**SET EXERCISE**
Write every entry out again exactly, please, and skip the pictures.

**RECORD LIST**
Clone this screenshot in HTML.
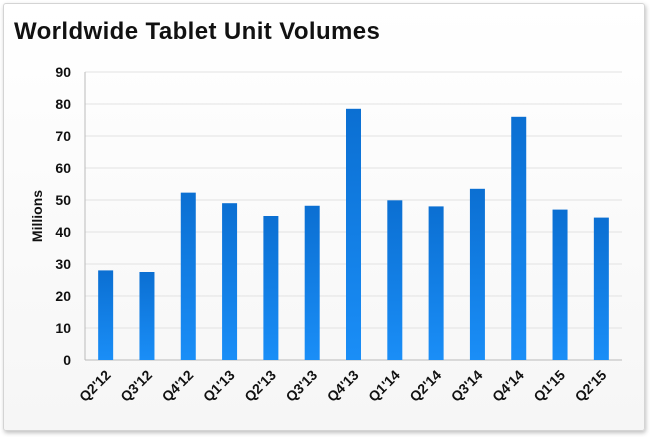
<!DOCTYPE html>
<html><head><meta charset="utf-8"><style>
body{margin:0;background:#fff;font-family:"Liberation Sans",sans-serif}
#card{position:absolute;left:3px;top:3px;width:640px;height:426px;border:1px solid #d4d4d4;border-radius:3px;background:linear-gradient(#ffffff,#f6f6f6);box-shadow:1px 2px 4px rgba(0,0,0,.25)}
</style></head><body>
<div id="card"></div>
<svg id="chart" width="650" height="437" style="position:absolute;left:0;top:0">
<defs><linearGradient id="bg" x1="0" y1="0" x2="0" y2="1"><stop offset="0" stop-color="#0b6fd2"/><stop offset="1" stop-color="#1a8ef7"/></linearGradient></defs>
<text x="14" y="39" font-size="24" font-weight="bold" fill="#111" letter-spacing="0.4">Worldwide Tablet Unit Volumes</text>
<text transform="translate(42,216) rotate(-90)" text-anchor="middle" font-size="14" font-weight="bold" fill="#111">Millions</text>
<g id="g"></g>
</svg>
<script>
const categories=["Q2'12","Q3'12","Q4'12","Q1'13","Q2'13","Q3'13","Q4'13","Q1'14","Q2'14","Q3'14","Q4'14","Q1'15","Q2'15"];
const values=[28,27.5,52.3,49,45,48.2,78.5,49.9,48,53.5,76,47,44.5];
const yTicks=[0,10,20,30,40,50,60,70,80,90];
const L=85,R=622,T=72,B=360,ymax=90;
const y=v=>B-(B-T)*v/ymax;
const step=(R-L)/categories.length;
const x=i=>L+step*(i+0.5);
const g=document.getElementById('g');const NS='http://www.w3.org/2000/svg';
function mk(t,a){const e=document.createElementNS(NS,t);for(const k in a)e.setAttribute(k,a[k]);g.appendChild(e);return e;}
yTicks.forEach(v=>{
 const l=mk('line',{x1:L,x2:R,y1:y(v),y2:y(v),stroke:v===0?'#bbb':'#e2e2e2','stroke-width':1});
 
 
 const t=mk('text',{x:L-14,y:y(v)+5,'text-anchor':'end','font-size':14,'font-weight':'bold',fill:'#111'});
 t.textContent=v;
 
 
});
const ax=mk('line',{x1:L,x2:L,y1:T,y2:B,stroke:'#bbb'});


categories.forEach((c,i)=>{
 const r=mk('rect',{x:x(i)-7.5,y:y(values[i]),width:15,height:B-y(values[i]),fill:'url(#bg)'});
 
 
 const t=mk('text',{'text-anchor':'end','font-size':14,'font-weight':'bold',fill:'#111',transform:`translate(${x(i)+6},${B+16}) rotate(-45)`});
 t.textContent=c;
 
 
});
</script>
</body></html>
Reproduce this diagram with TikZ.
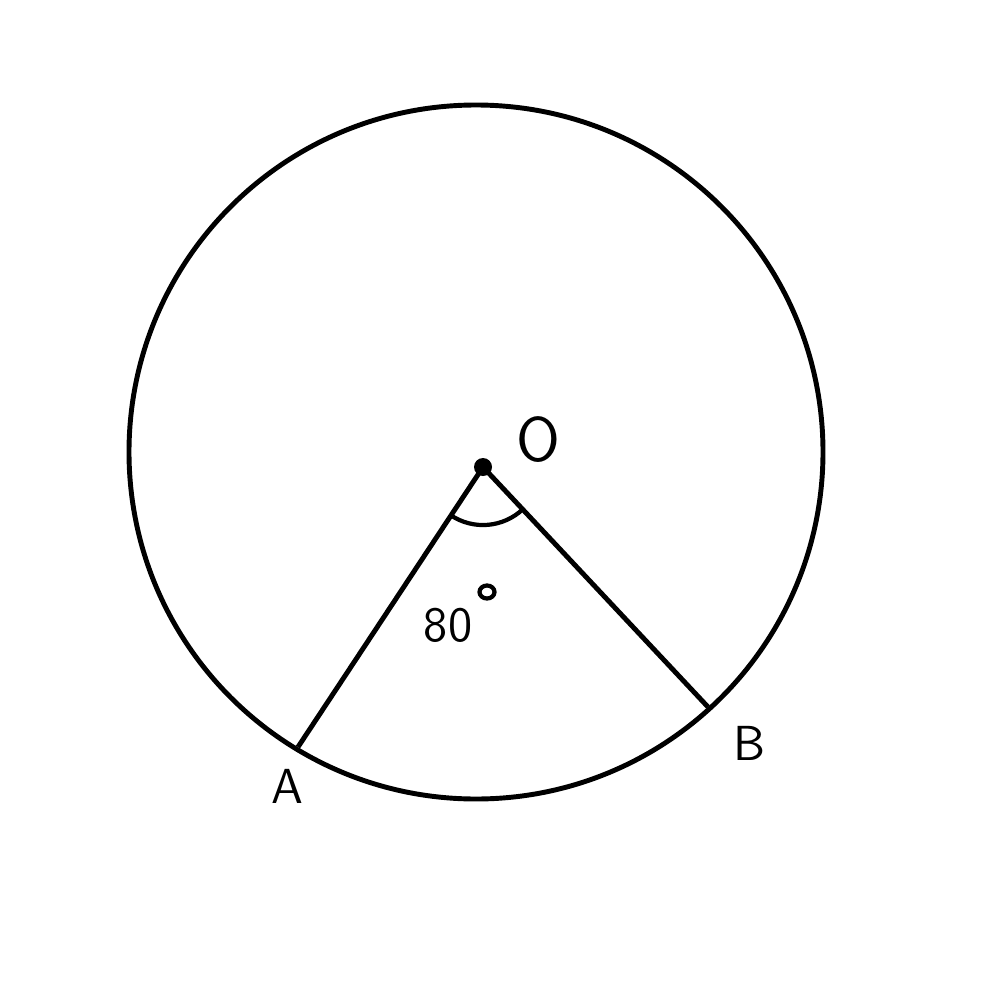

**RESPONSE BELOW**
Clone this screenshot in HTML.
<!DOCTYPE html>
<html><head><meta charset="utf-8"><style>
body{margin:0;background:#fff;font-family:"Liberation Sans",sans-serif}
#card{position:absolute;left:3px;top:3px;width:640px;height:426px;border:1px solid #d4d4d4;border-radius:3px;background:linear-gradient(#ffffff,#f6f6f6);box-shadow:1px 2px 4px rgba(0,0,0,.25)}
</style></head><body>
<div id="card"></div>
<svg id="chart" width="650" height="437" style="position:absolute;left:0;top:0">
<defs><linearGradient id="bg" x1="0" y1="0" x2="0" y2="1"><stop offset="0" stop-color="#0b6fd2"/><stop offset="1" stop-color="#1a8ef7"/></linearGradient></defs>
<text x="14" y="39" font-size="24" font-weight="bold" fill="#111" letter-spacing="0.4">Worldwide Tablet Unit Volumes</text>
<text transform="translate(42,216) rotate(-90)" text-anchor="middle" font-size="14" font-weight="bold" fill="#111">Millions</text>
<g id="g"></g>
</svg>
<script>
const categories=["Q2'12","Q3'12","Q4'12","Q1'13","Q2'13","Q3'13","Q4'13","Q1'14","Q2'14","Q3'14","Q4'14","Q1'15","Q2'15"];
const values=[28,27.5,52.3,49,45,48.2,78.5,49.9,48,53.5,76,47,44.5];
const yTicks=[0,10,20,30,40,50,60,70,80,90];
const L=85,R=622,T=72,B=360,ymax=90;
const y=v=>B-(B-T)*v/ymax;
const step=(R-L)/categories.length;
const x=i=>L+step*(i+0.5);
const g=document.getElementById('g');const NS='http://www.w3.org/2000/svg';
function mk(t,a){const e=document.createElementNS(NS,t);for(const k in a)e.setAttribute(k,a[k]);g.appendChild(e);return e;}
yTicks.forEach(v=>{
 const l=mk('line',{x1:L,x2:R,y1:y(v),y2:y(v),stroke:v===0?'#bbb':'#e2e2e2','stroke-width':1});
 
 
 const t=mk('text',{x:L-14,y:y(v)+5,'text-anchor':'end','font-size':14,'font-weight':'bold',fill:'#111'});
 t.textContent=v;
 
 
});
const ax=mk('line',{x1:L,x2:L,y1:T,y2:B,stroke:'#bbb'});


categories.forEach((c,i)=>{
 const r=mk('rect',{x:x(i)-7.5,y:y(values[i]),width:15,height:B-y(values[i]),fill:'url(#bg)'});
 
 
 const t=mk('text',{'text-anchor':'end','font-size':14,'font-weight':'bold',fill:'#111',transform:`translate(${x(i)+6},${B+16}) rotate(-45)`});
 t.textContent=c;
 
 
});
</script>
</body></html>
Reproduce this diagram with TikZ.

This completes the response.